The Squirrels Are Truly Baffled
It has been a brutal week of work. The good news is that we’ve received job after job after job, which really helps in terms of bolstering our paycheque. The bad news is that we’re so short on time that it’s starting to really erode my mood. As I get more tired, I get sadder, and then if I don’t deal with that on time it can get worse until even little tasks feel impossible. One of the ways I do deal with a downturn in mood is to take a step back, breathe, and try to focus on the bigger picture.
Today the bigger picture is the squirrel baffle. Because my lovely spouse has finally done it. She has finally adjusted the metal cone on the feeder enough that it has truly baffled our small collection of seven indefatigable squirrels. I’m quite happy to feed the little furry menaces on the ground, but when they climb up the feeder and start raiding it, then I rapidly am eaten out of house and home. With the baffle, they still enjoy all of the peanuts and seed I put on the porch, but they can only forlornly look at the bowl of nuts I leave out for the bluejays, nuthatches, chickadees, cardinals, and red-wing blackbirds.
A Note on the Edition
My copy of Who Has Seen the Wind is from Freehand Books in 2022 and features lovely illustrations by William Kurelek and us a beautiful blue hardcover. The margins were generous and the text was given plenty of room to breathe. All in all, just the design decisions alone made for a very pleasant reading experience.
Who Has Seen the Wind is a book that, as a Canadian, I’d heard about long before I actually came across a copy. It’s one of the young adult novels that is part of our cultural landscape — right up there with The Root Cellar, Anne of Green Gables, and Nobody Said It Would Be Easy. Mitchell’s book revolves around the complexities of childhood’s end as well as the rhythms of the natural world as expressed in Canada’s prairies. More than just a boyhood on a farm, Who Has Seen the Wind is a boyhood in a space where the farm meets a just-developing urban reality. There’s an extensive cast of characters and a stream of events that flow as steadily and relentlessly as the passage of time, as Mitchell captures the insular nature of village life.
What’s Aged Well
There’s a lot of content in this book that has aged incredibly well and still is powerful so many years later. The descriptions of the prairies and the seasons changing. The complicated nature of even the most mundane of events when it comes to their impact on the life of a child. Mitchell has a unique way of capturing a moment when a child is on the precipice of a more profound understanding of the adult world, but has a nearly overwhelming urge to retreat back into the more innocent perspective they’re used to.

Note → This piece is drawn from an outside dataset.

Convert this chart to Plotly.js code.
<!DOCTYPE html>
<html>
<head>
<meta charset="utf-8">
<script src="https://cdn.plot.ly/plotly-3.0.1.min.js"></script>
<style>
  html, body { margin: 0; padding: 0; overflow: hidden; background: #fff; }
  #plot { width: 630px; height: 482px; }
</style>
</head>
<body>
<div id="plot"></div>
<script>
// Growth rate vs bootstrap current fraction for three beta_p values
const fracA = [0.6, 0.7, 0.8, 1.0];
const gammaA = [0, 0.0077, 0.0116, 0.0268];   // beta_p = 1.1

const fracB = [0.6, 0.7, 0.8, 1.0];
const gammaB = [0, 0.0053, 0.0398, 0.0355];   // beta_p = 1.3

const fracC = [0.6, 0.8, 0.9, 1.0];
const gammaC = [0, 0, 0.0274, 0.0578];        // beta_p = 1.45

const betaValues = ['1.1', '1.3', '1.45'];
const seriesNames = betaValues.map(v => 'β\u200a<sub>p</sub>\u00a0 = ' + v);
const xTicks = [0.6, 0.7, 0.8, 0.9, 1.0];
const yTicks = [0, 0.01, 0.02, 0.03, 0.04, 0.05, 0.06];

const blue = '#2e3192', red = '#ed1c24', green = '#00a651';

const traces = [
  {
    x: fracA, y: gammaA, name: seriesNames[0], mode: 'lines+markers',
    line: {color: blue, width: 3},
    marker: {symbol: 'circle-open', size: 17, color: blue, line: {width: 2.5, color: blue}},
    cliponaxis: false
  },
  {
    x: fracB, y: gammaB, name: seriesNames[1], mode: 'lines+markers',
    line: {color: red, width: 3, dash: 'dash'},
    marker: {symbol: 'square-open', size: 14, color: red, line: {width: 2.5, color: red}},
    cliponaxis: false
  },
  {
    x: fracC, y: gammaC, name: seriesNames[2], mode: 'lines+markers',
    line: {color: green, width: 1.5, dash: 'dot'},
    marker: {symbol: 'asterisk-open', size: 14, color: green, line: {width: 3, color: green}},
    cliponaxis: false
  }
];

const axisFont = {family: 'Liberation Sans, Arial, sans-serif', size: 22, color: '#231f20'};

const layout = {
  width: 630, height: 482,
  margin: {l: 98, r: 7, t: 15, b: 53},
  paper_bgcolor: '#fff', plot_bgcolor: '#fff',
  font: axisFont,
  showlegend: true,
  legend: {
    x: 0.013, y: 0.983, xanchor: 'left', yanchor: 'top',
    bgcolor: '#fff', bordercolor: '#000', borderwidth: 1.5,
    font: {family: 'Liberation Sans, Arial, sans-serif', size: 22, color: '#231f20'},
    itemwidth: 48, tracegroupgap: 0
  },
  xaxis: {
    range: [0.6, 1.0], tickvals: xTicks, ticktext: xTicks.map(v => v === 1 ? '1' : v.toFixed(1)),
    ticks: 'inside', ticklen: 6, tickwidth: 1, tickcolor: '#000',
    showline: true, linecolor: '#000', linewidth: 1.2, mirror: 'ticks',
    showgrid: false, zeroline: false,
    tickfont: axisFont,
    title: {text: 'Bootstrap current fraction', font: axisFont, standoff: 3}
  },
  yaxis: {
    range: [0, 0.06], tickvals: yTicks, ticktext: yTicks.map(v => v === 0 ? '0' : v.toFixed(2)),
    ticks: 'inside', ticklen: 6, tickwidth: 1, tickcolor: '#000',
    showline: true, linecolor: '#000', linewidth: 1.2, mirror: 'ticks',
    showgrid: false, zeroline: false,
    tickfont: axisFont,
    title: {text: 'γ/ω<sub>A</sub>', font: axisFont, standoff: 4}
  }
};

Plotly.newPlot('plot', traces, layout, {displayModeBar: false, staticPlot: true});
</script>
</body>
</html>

While Mitchell’s characters outside of Brian O’Connal and the passages relating to village politics might be flatter and clunkier by modern standards, the basic themes and ideas are not without merit and are also not without relevance. However, related to my next point, there is some content here as well as old and horrible ideas that make this book inappropriate for children. Teenagers and older children that can understand the context of the society and historical moment Mitchell was writing in are a good audience for this novel, but it’s something that needs to be taught and analyzed, not entertainment reading without guidance.
What’s Aged Poorly
Specifically, it’s pretty hard to read this book without cringing at the limited a view it takes on the role of women in society. The women in Who Has Seen the Wind are wives and mothers or soon to be wives or mothers. Their value is only in relation to what they can provide to the men around them. The only older female character without children is villainized and pitied — a teacher that cannot teach children because she has none. Not only is that a horribly wrong idea, but it encapsulates a horrible general concept — that women without children are aberrations and are useless to society. Not easy to read. The schoolteacher that replaces this woman is young and unmarried, and thus the only real plot arc given to her is choosing a husband. Not that any other path is presented as possible. Also not easy to read.
Several issues are brought up but not dealt with in any meaningful way including the treatment of Asian Canadians, mental illness, and the dictatorship of religious authority in village politics. There’s also O’Connal’s obsession with another boy that is written in a way that is confusing for a modern audience. Clearly, Mitchell’s intention is that these boys are strange friends, but the language and amount of body descriptions are a bit awkward. Again, a problem for a modern young reader, but not one that would have been obvious at the time of publication.
The Season of Mud and Gardens
There’s mud everywhere. On the trails and in our own backyard. It means when Bandersnatch sneaks out behind me when I’m feeding birds, she leaps into the dirt and then we have to catch her and wipe her paws before we can let her go on her merry way. After so many vet visits, she’s more than a bit nervous about any kind of even minimally invasive procedure, shaking while we wipe off the mud.
We try to make it up to her by making sure she gets a few extra walks in the sunshine when it’s dry. Her sisters usually are all watching from the window, jealous of the walk through the garden. But don’t worry, we have at turn-based system to make sure they all enjoy the spring weather.